On Sunday we moved into the Linwood Park Temporary Earthquake Village (to give its full and rather magnificent name). This was the first stage in our return to normality and I suppose it should have been a joyous occasion -- but I confess to having felt pretty devastated as we finally left the Avon River and our happy life there. This was goodbye forever. It hurt.
However the earthquake village does have its compensations. If you don't live in Christchurch you may not be aware of the horror stories of would-be renters: a hundred applicants turning up for a single vacant house; desperate families offering landlords more than the asking price -- only to be trumped by a higher bid from another desperate family.
Add into this situation the fact that we want to rent for a short (and not entirely specified) period while our house is relocated & repaired, and you have all the ingredients for a scenario in which the letting agent simply laughs sarcastically before hanging up the phone in your ear.
So without the earthquake village we'd almost certainly have had to inflict ourselves upon our nearest-and-dearest in Auckland and Northland -- which may have meant a significant reduction in our dearestness (insofar as our relatives were concerned). Happily, however, as a result of some genuinely farsighted thinking by an anonymous government bureaucrat, we've been able to move into a small but perfectly-formed house in Linwood Park. Thank you that clever person at the Department of Building & Housing. We even forgive you for all the forms we had to fill in.

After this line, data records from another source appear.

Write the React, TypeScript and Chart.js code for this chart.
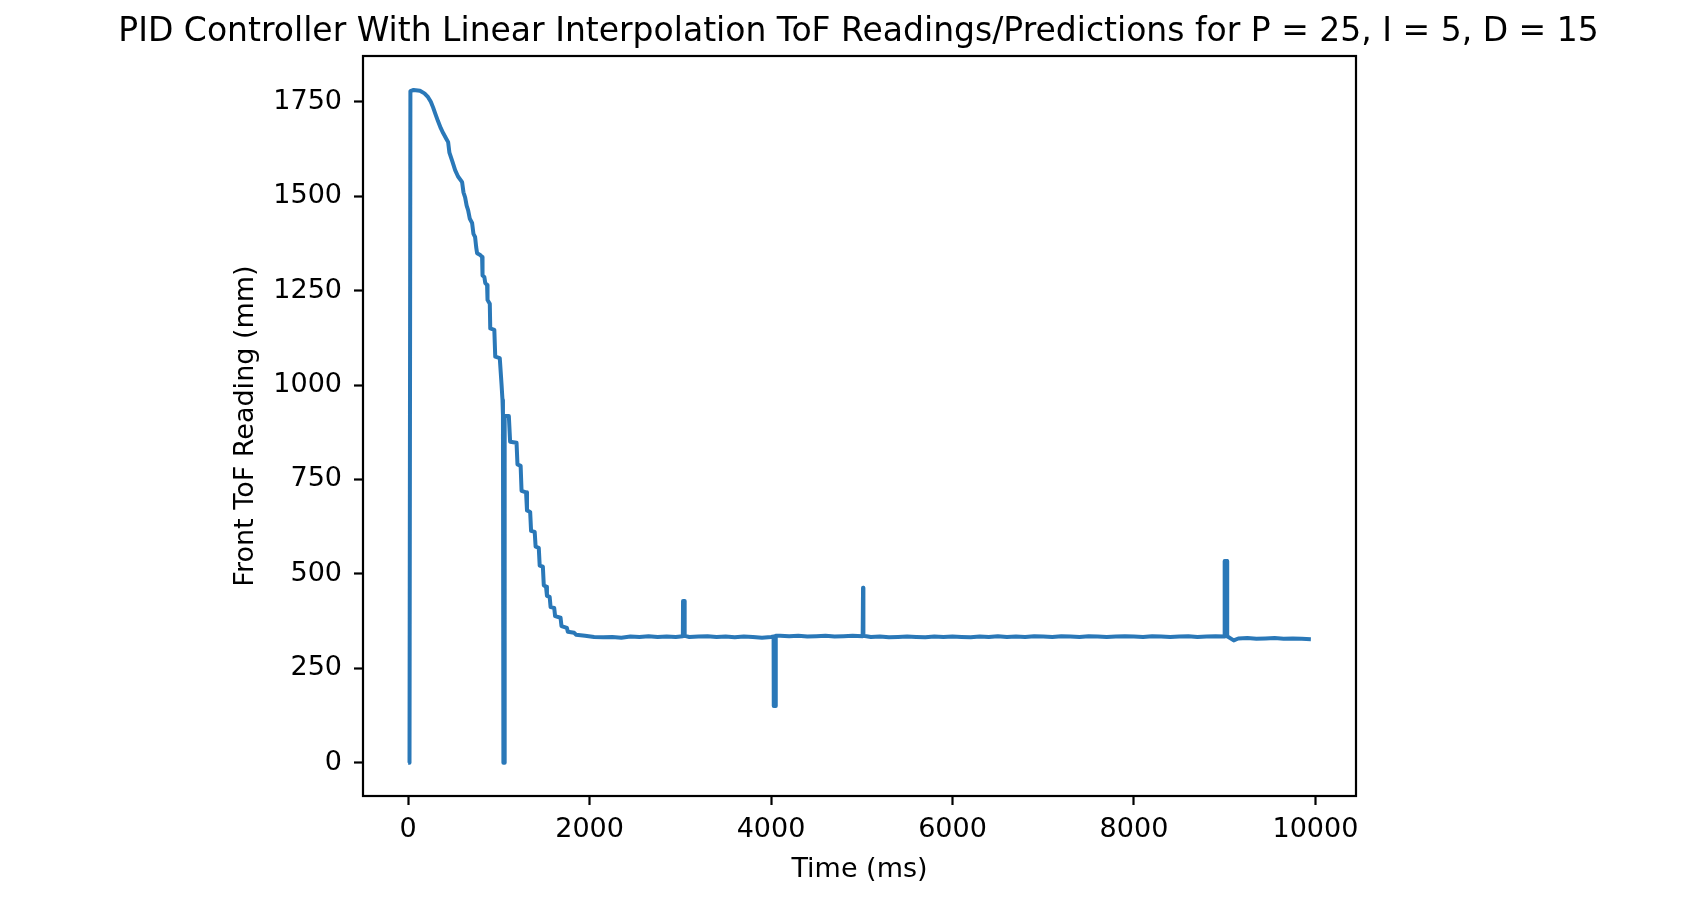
import React, { useEffect, useRef } from "react";
import { Chart, registerables } from "chart.js";

Chart.register(...registerables);

const chartTitle =
  "PID Controller With Linear Interpolation ToF Readings/Predictions for P = 25, I = 5, D = 15";
const xAxisLabel = "Time (ms)";
const yAxisLabel = "Front ToF Reading (mm)";

const xTickValues = [0, 2000, 4000, 6000, 8000, 10000];
const yTickValues = [0, 250, 500, 750, 1000, 1250, 1500, 1750];

// time stamps (ms)
const timeMs = [
  0, 15, 25, 60, 130, 180, 220, 250, 275, 300, 330, 360, 386, 420, 441, 455, 490, 518, 550, 595,
  610, 628, 645, 661, 680, 705, 720, 738, 750, 760, 790, 815, 820, 840, 850, 870, 875, 900, 905, 950,
  960, 1010, 1030, 1040, 1045, 1050, 1060, 1064, 1110, 1124, 1195, 1205, 1240, 1250, 1300, 1310, 1345, 1355, 1395, 1405,
  1440, 1450, 1485, 1495, 1520, 1530, 1560, 1570, 1610, 1620, 1680, 1690, 1750, 1760, 1830, 1850, 1950, 2050, 2150, 2250,
  2350, 2450, 2550, 2650, 2750, 2850, 2950, 3028, 3030, 3046, 3048, 3100, 3200, 3300, 3400, 3500, 3600, 3700, 3800, 3900,
  4000, 4028, 4030, 4050, 4052, 4100, 4200, 4300, 4400, 4500, 4600, 4700, 4800, 4900, 5010, 5014, 5018, 5100, 5200, 5300,
  5400, 5500, 5600, 5700, 5800, 5900, 6000, 6100, 6200, 6300, 6400, 6500, 6600, 6700, 6800, 6900, 7000, 7100, 7200, 7300,
  7400, 7500, 7600, 7700, 7800, 7900, 8000, 8100, 8200, 8300, 8400, 8500, 8600, 8700, 8800, 8900, 8998, 9000, 9026, 9028,
  9060, 9100, 9150, 9250, 9350, 9450, 9550, 9650, 9750, 9850, 9950,
];

// front ToF reading (mm)
const frontTofMm = [
  0, 0, 1778, 1781, 1779, 1772, 1762, 1750, 1735, 1718, 1698, 1680, 1667, 1652, 1643, 1615, 1590, 1569, 1552, 1537,
  1510, 1497, 1475, 1463, 1440, 1429, 1400, 1392, 1365, 1349, 1345, 1339, 1290, 1286, 1270, 1265, 1225, 1215, 1150, 1146,
  1075, 1071, 1000, 960, 920, 0, 0, 918, 918, 850, 847, 790, 786, 720, 716, 668, 664, 614, 611, 572,
  569, 522, 519, 470, 466, 442, 439, 412, 410, 388, 384, 362, 357, 347, 344, 339, 336, 333, 332, 333,
  331, 334, 333, 335, 333, 334, 333, 335, 428, 428, 336, 333, 334, 335, 333, 334, 332, 334, 333, 331,
  333, 334, 150, 150, 336, 336, 335, 336, 334, 335, 336, 334, 335, 336, 335, 463, 336, 333, 334, 332,
  333, 334, 333, 332, 334, 333, 334, 333, 332, 334, 333, 335, 333, 334, 333, 335, 334, 333, 335, 334,
  333, 335, 334, 333, 334, 335, 334, 333, 335, 334, 333, 334, 335, 333, 334, 335, 334, 534, 534, 335,
  330, 324, 329, 330, 328, 329, 330, 328, 329, 328, 327,
];

const FONT = "'DejaVu Sans', sans-serif";
const CANVAS_W = 1717;
const CANVAS_H = 913;

export default function App() {
  const ref = useRef<HTMLCanvasElement>(null);

  useEffect(() => {
    const canvas = ref.current;
    if (!canvas) return;

    const framePlugin = {
      id: "frame",
      afterDatasetsDraw(chart: any) {
        const { ctx, chartArea: a } = chart;
        ctx.save();
        ctx.strokeStyle = "#000";
        ctx.lineWidth = 2.2;
        ctx.strokeRect(a.left, a.top, a.right - a.left, a.bottom - a.top);
        ctx.restore();
      },
    };

    const points = timeMs.map((t, i) => ({ x: t, y: frontTofMm[i] }));

    const chart = new Chart(canvas, {
      type: "line",
      data: {
        datasets: [
          {
            data: points,
            borderColor: "#2a78b8",
            borderWidth: 4,
            pointRadius: 0,
            tension: 0,
            borderJoinStyle: "round",
            borderCapStyle: "butt",
            fill: false,
          },
        ],
      },
      options: {
        responsive: false,
        animation: false,
        devicePixelRatio: 1,
        layout: { padding: 0 },
        plugins: {
          legend: { display: false },
          tooltip: { enabled: false },
          title: {
            display: true,
            text: chartTitle,
            fullSize: true,
            color: "#000",
            font: { family: FONT, size: 33, weight: "normal" },
            padding: { top: 13, bottom: 3.4 },
          },
        },
        scales: {
          x: {
            type: "linear",
            min: -497.5,
            max: 10447.5,
            afterBuildTicks: (s: any) => {
              s.ticks = xTickValues.map((v) => ({ value: v }));
            },
            afterFit: (s: any) => {
              s.height = 117;
            },
            ticks: {
              color: "#000",
              font: { family: FONT, size: 27 },
              padding: 9,
              maxRotation: 0,
              autoSkip: false,
              callback: (v: any) => String(v),
            },
            grid: {
              drawOnChartArea: false,
              drawTicks: true,
              tickLength: 9,
              tickWidth: 2.2,
              tickColor: "#000",
            },
            border: { display: false },
            title: {
              display: true,
              text: xAxisLabel,
              color: "#000",
              font: { family: FONT, size: 27 },
              padding: { top: 0, bottom: 27 },
            },
          },
          y: {
            type: "linear",
            position: "left",
            min: -88,
            max: 1871,
            afterBuildTicks: (s: any) => {
              s.ticks = yTickValues.map((v) => ({ value: v }));
            },
            afterFit: (s: any) => {
              s.width = 363;
            },
            ticks: {
              color: "#000",
              font: { family: FONT, size: 27 },
              padding: 12,
              autoSkip: false,
              callback: (v: any) => String(v),
            },
            grid: {
              drawOnChartArea: false,
              drawTicks: true,
              tickLength: 9,
              tickWidth: 2.2,
              tickColor: "#000",
            },
            border: { display: false },
            title: {
              display: true,
              text: yAxisLabel,
              color: "#000",
              font: { family: FONT, size: 27 },
              padding: { top: 230, bottom: 0 },
            },
          },
          spacer: {
            type: "linear",
            position: "right",
            min: 0,
            max: 1,
            afterFit: (s: any) => {
              s.width = CANVAS_W - 1356;
            },
            ticks: { display: false },
            grid: { display: false, drawTicks: false },
            border: { display: false },
            title: { display: false },
          },
        },
      },
      plugins: [framePlugin],
    });

    return () => chart.destroy();
  }, []);

  return (
    <div
      style={{
        position: "fixed",
        left: 0,
        top: 0,
        width: CANVAS_W,
        height: CANVAS_H,
        background: "#fff",
      }}
    >
      <canvas
        ref={ref}
        width={CANVAS_W}
        height={CANVAS_H}
        style={{ display: "block", width: CANVAS_W, height: CANVAS_H }}
      />
    </div>
  );
}
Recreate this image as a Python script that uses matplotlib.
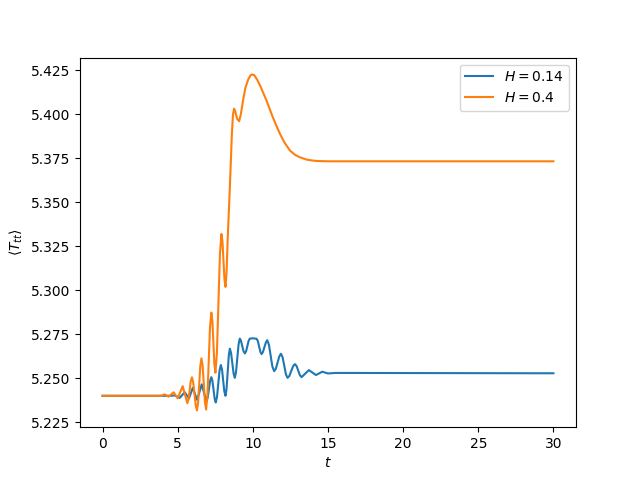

Above: The main street (actually the only street) of Linwood Park Temporary Earthquake Village
Our chalet (as I've mentally dubbed it) features spectacular vistas of the Eastgate Shopping Centre. It also -- as Jennifer observantly points out -- has a view of at least one of our eight neighbours smoking on their back steps at any given time. This adds a mysterious miasma to the atmosphere of the village; the sort of inscrutable smoky fug from which, I instinctively feel, a sixth-century druid might suddenly emerge.
The resultant effect is a combination of Arthurian Britain and Butlin's Holiday Camp. I rather like it.
Above: The awe-inspiring architecture of Eastgate as seen from our new sitting room window.
The intensity of my workload since the red-zoning of our house (and the frightening huge workload planned for the next few months) has meant that I've rather lost track of time. I managed a day off at Christmas; my only other break has been a couple of hours for my birthday (today). The arrival of a message from Russell Brown was necessary to jog my memory that the anniversary of the February Earthquake had also arrived.
Above: Jennifer and Bob's dairy-free, soy-free, egg-free, and wheat-free birthday masterpiece (and the small person responsible for making the recipe so damned difficult).
In many ways that is one of the things I've hated most about the earthquakes. The fact that I've had to focus so much on staving-off financial disaster for our family that I haven't been able to think about the bigger picture -- or do much to help other people.
Although, believe me, I am constantly aware that -- despite our problems -- we have been extremely lucky. Thoughts of those who lost their lives in the February Earthquake are never far from my mind. This frequently results in complaints from the junior citizens in our family: "Why are you hugging us so hard, Daddy?'
Friends and relatives ask me about recovery progress and I can only answer from the perspective of my own immediate surroundings. The short-term recovery has been amazing -- repairs to roads, sewers, electricity and communication systems (not to mention the development of the temporary earthquake villages) have been nothing short of heroic.
But the long-term recovery aspects (planning and regulation and large-scale rebuilding) seem as far away as ever. How can you expect the recovery of a city when one of the conditions imposed by the insurance companies for rebuilding is that insurance will be cancelled -- thus instantly placing the owners of the homes or buildings in breach of their mortgage conditions?
How can you expect people to move to Christchurch when they can't get insurance for rental accommodation? Not just the denial of earthquake insurance, but also the denial of fire and theft cover. Who would come to Christchurch under such conditions? I wouldn't.
And who has any faith in house repairs that are only supervised by proper builders, i.e. the actual work is carried out by unqualified cowboys. My friends in the building trade are horrified by some of the things they're seeing. "It's a bloody shambles out there," one of them told me. "It'll end up ten times worse than the leaky homes fiasco. We'll be paying for these bloody repairs twice: once now, and in another five years when the cowboy repairs fall to pieces and have to be fixed all over again."
An engineering acquaintance who deals with CERA has described them as: "Nice and well-meaning people -- but the size of the problem is beyond their capabilities. CERA is a disaster area. They're such a disaster area that they don't even realize how much of a disaster area they are."
Speaking for myself, I'm not particularly reassured to hear that the rebuilding of a disaster area is apparently in the hands of another disaster area. I can only hope that my acquaintance has entirely misjudged the situation.
And that's all I can offer by way of information. There's nothing I can do to contribute or help with the rebuilding (CERA have judged it best that they make their decisions in private). I can only focus on my immediate friends and family, and doing the best for us.
And so we inch forward -- wading upstream against CERA, the insurance companies, the council, and the earthquake commission. Hopefully we will all get somewhere in the end.